BEGIN Provided data

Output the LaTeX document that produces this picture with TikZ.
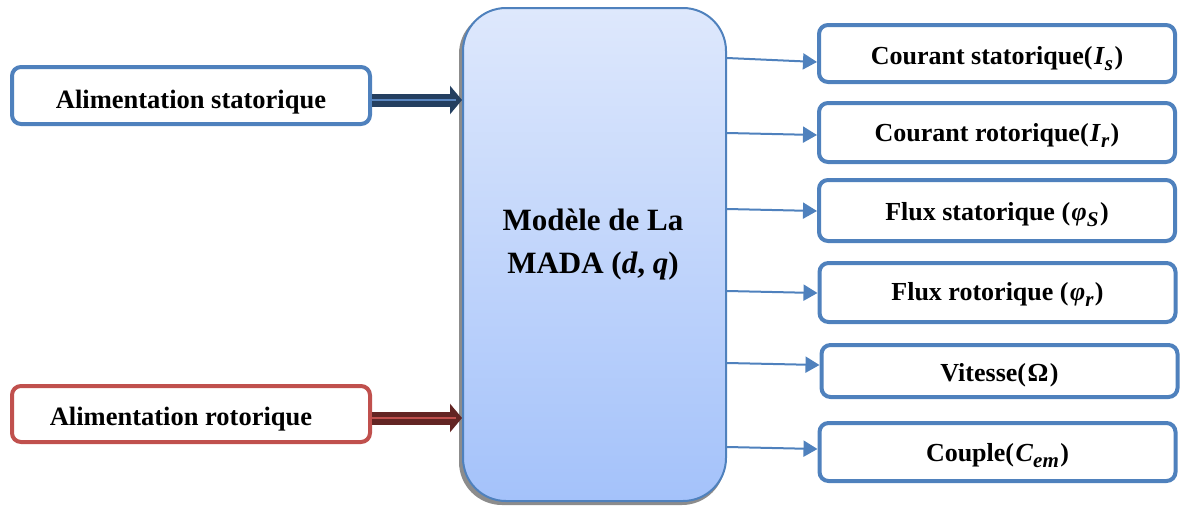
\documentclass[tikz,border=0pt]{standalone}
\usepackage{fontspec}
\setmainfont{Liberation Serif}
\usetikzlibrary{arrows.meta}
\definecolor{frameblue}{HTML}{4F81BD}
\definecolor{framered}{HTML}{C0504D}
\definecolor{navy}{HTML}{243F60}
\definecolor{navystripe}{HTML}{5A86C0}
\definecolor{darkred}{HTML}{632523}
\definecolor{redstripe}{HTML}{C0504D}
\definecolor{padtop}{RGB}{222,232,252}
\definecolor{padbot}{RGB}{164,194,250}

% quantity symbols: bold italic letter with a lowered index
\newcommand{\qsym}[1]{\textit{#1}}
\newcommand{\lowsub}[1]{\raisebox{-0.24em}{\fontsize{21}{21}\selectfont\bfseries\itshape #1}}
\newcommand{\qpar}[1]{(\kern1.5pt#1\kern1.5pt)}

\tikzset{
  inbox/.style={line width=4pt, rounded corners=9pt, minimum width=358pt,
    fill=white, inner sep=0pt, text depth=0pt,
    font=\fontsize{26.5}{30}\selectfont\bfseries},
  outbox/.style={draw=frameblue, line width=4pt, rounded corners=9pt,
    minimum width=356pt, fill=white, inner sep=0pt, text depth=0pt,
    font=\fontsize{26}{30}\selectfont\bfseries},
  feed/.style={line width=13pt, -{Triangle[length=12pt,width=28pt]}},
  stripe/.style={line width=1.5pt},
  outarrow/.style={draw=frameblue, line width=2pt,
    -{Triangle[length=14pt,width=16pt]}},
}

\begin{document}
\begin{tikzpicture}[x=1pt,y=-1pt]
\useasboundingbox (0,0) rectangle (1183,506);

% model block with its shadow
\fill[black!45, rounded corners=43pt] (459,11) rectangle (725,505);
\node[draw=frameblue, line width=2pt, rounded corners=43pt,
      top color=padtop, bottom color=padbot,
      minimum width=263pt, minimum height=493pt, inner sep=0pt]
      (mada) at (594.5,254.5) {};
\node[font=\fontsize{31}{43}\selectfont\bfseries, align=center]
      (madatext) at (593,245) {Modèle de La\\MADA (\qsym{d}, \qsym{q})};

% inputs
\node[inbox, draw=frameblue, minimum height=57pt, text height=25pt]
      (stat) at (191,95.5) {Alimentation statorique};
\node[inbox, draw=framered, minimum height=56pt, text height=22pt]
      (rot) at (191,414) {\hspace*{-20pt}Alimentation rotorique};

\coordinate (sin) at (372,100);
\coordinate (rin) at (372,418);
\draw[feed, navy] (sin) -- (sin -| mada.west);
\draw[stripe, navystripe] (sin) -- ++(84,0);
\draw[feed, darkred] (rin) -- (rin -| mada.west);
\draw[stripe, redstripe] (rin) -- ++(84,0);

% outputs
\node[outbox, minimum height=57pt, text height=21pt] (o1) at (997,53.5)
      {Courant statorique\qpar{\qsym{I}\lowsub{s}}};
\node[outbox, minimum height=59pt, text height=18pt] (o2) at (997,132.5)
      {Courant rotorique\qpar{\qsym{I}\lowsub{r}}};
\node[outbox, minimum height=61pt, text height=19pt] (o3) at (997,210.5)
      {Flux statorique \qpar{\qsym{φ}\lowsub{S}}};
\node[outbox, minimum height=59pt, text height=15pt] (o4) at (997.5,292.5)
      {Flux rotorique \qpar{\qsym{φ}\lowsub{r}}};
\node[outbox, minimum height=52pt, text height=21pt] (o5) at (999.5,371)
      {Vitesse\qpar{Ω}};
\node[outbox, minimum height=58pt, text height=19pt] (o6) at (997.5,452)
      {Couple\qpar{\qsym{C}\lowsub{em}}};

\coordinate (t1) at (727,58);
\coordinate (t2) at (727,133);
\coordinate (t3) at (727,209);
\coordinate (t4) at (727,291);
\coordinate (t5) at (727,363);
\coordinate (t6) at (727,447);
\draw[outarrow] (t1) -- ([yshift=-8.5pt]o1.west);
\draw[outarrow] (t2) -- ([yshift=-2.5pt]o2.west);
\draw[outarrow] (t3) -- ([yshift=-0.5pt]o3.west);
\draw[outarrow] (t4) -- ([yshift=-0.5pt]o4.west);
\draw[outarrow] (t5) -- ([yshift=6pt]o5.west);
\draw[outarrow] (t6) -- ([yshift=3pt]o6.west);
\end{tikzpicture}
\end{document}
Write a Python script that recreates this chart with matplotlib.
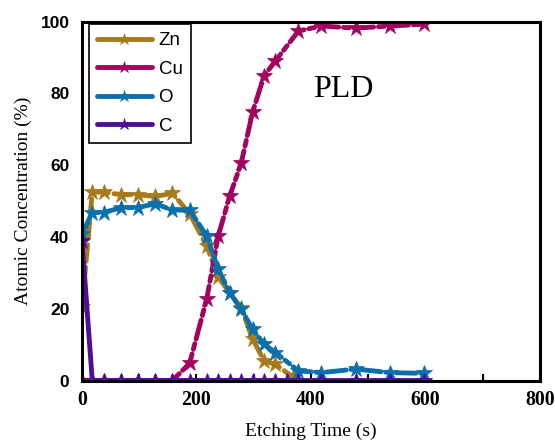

END Provided data

▶ **What the exercise asks**: Gather each line in the data that holds the string "with".

▶ **Solution to the problem**:
Output the LaTeX document that produces this picture with TikZ.
% quantity symbols: bold italic letter with a lowered index
% model block with its shadow
Write a Python script that recreates this chart with matplotlib.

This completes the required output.